In honor of Mother's Day, I thought I'd tell you something about its founder - Julia Ward Howe. You may already know she wrote the "Battle Hymn of the Republic," was an abolitionist and a tireless worker for women's right to vote along with Susan B. Anthony and Elizabeth Cady Stanton. You may not know that she was also the founder of Mother's Day. But the Mother's Day envisioned by Julia Ward Howe was a far cry from the cards and roses, brunch and lunch kind of day we now celebrate.
Julia became a passionate voice for peace after witnessing the carnage of the American Civil War. In 1870, at the start of the Franco-Prussian War, she wrote a proclamation calling on the women of the world to unite for peace. She envisioned a national 'Mother's Day' which would bring the power and influence of women to bear in preventing the wars waged by men.

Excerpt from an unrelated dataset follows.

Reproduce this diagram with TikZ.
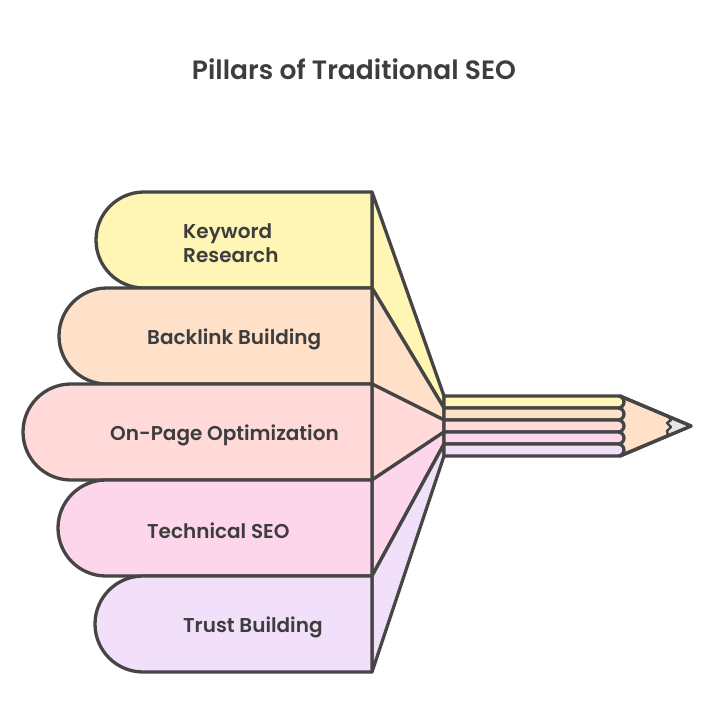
\documentclass[tikz,border=0pt]{standalone}
\usepackage{fontspec}
\setmainfont{Poppins}[UprightFont=* Medium, BoldFont=* SemiBold]
\definecolor{ink}{HTML}{454545}
\definecolor{txt}{HTML}{3D3D3D}
\definecolor{cYel}{HTML}{FFF5B5}
\definecolor{cPea}{HTML}{FFE1CA}
\definecolor{cRos}{HTML}{FFDAD8}
\definecolor{cPnk}{HTML}{FDD6EC}
\definecolor{cLav}{HTML}{F2DFFA}
\definecolor{cLead}{HTML}{E6E6E6}
\begin{document}
\begin{tikzpicture}[x=1pt,y=-1pt,
  outl/.style={draw=ink,line width=3.3pt,line join=round,line cap=round},
  lbl/.style={anchor=west,text=txt,font=\bfseries\fontsize{20}{24}\selectfont,align=left,inner sep=0pt},
  ttl/.style={text=txt,font=\bfseries\fontsize{26.5}{30}\selectfont,inner sep=0pt}]
\useasboundingbox (0,0) rectangle (714,720);
% title
\node[ttl] (title) at (354,69) {Pillars of Traditional SEO};
% fan pieces
\filldraw[outl,fill=cYel] (372,192) -- (444,396) -- (444,408) -- (372,288) -- cycle;
\filldraw[outl,fill=cPea] (372,288) -- (444,408) -- (444,420) -- (372,384) -- cycle;
\filldraw[outl,fill=cRos] (372,384) -- (444,420) -- (444,432) -- (372,480) -- cycle;
\filldraw[outl,fill=cPnk] (372,480) -- (444,432) -- (444,444) -- (372,576) -- cycle;
\filldraw[outl,fill=cLav] (372,576) -- (444,444) -- (444,456) -- (372,672) -- cycle;
% bands
\filldraw[outl,fill=cYel] (372,192) -- (144,192) arc[start angle=270,end angle=90,radius=48] -- (372,288) -- cycle;
\filldraw[outl,fill=cPea] (372,288) -- (107,288) arc[start angle=270,end angle=90,radius=48] -- (372,384) -- cycle;
\filldraw[outl,fill=cRos] (372,384) -- (71,384) arc[start angle=270,end angle=90,radius=48] -- (372,480) -- cycle;
\filldraw[outl,fill=cPnk] (372,480) -- (106,480) arc[start angle=270,end angle=90,radius=48] -- (372,576) -- cycle;
\filldraw[outl,fill=cLav] (372,576) -- (143,576) arc[start angle=270,end angle=90,radius=48] -- (372,672) -- cycle;
% labels
\node[lbl] (kw) at (183,243) {Keyword\\Research};
\node[lbl] (bl) at (147,339) {Backlink Building};
\node[lbl] (op) at (110,435) {On-Page Optimization};
\node[lbl] (ts) at (147,531) {Technical SEO};
\node[lbl] (tb) at (183,627) {Trust Building};
% pencil tip
\filldraw[outl,fill=cPea] (620,396) -- (691,426) -- (620,456) -- cycle;
\fill[cLead] (668,416.3) -- (691,426) -- (668,435.7) -- cycle;
\draw[outl,line width=2.4pt] (668,416.3) -- (671,420) -- (667,423) -- (671,427) -- (667,431) -- (668,435.7);
\draw[outl] (620,396) -- (691,426) -- (620,456);
% pencil body rows
\filldraw[outl,fill=cYel] (444,396) -- (618,396) arc[start angle=270,end angle=450,radius=6] -- (444,408) -- cycle;
\filldraw[outl,fill=cPea] (444,408) -- (618,408) arc[start angle=270,end angle=450,radius=6] -- (444,420) -- cycle;
\filldraw[outl,fill=cRos] (444,420) -- (618,420) arc[start angle=270,end angle=450,radius=6] -- (444,432) -- cycle;
\filldraw[outl,fill=cPnk] (444,432) -- (618,432) arc[start angle=270,end angle=450,radius=6] -- (444,444) -- cycle;
\filldraw[outl,fill=cLav] (444,444) -- (618,444) arc[start angle=270,end angle=450,radius=6] -- (444,456) -- cycle;
\end{tikzpicture}
\end{document}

Today we are experiencing war of a different sort - that of gun violence on our own streets, in our own cities, and against our own children. The deaths at Virginia Tech, UNC, Auburn, Northern Illinois Universities, the deaths of children in drive-by shootings in Chicago, Los Angeles, Philadelphia and other cities, the deaths of young black men killed by other young black men, the deaths of Amish girls in Pennsylvania are evidence of the carnage of our time. To stop the gun violence in our midst it's going to take the same kind of courage and passion that Julia Ward Howe had. That's why I think her Mother's Day Proclamation of 1870 is still relevant:
Arise, then, women of this day!
Arise, all women who have breasts,
Whether our baptism be of water or of tears!
Say firmly:
"We will not have great questions decided by irrelevant agencies, Our husbands will not come to us, reeking with carnage, for caresses and applause. Our sons shall not be taken from us to unlearn all that we have been able to teach them of charity, mercy and patience. We, the women of one country, will be too tender of those of another country to allow our sons to be trained to injure theirs."
From the bosom of the devastated Earth a voice goes up with our own. It says: "Disarm! Disarm! The sword of murder is not the balance of justice." Blood does not wipe out dishonor, nor violence indicate possession. As men have often forsaken the plough and the anvil at the summons of war, Let women now leave all that may be left of home for a great and earnest day of counsel.
Let them meet first, as women, to bewail and commemorate the dead.
Let them solemnly take counsel with each other as to the means
Whereby the great human family can live in peace,
Each bearing after his own time the sacred impress, not of Caesar,
But of God.
In the name of womanhood and humanity, I earnestly ask
That a general congress of women without limit of nationality
May be appointed and held at someplace deemed most convenient
And at the earliest period consistent with its objects,
To promote the alliance of the different nationalities,
The amicable settlement of international questions,
The great and general interests of peace.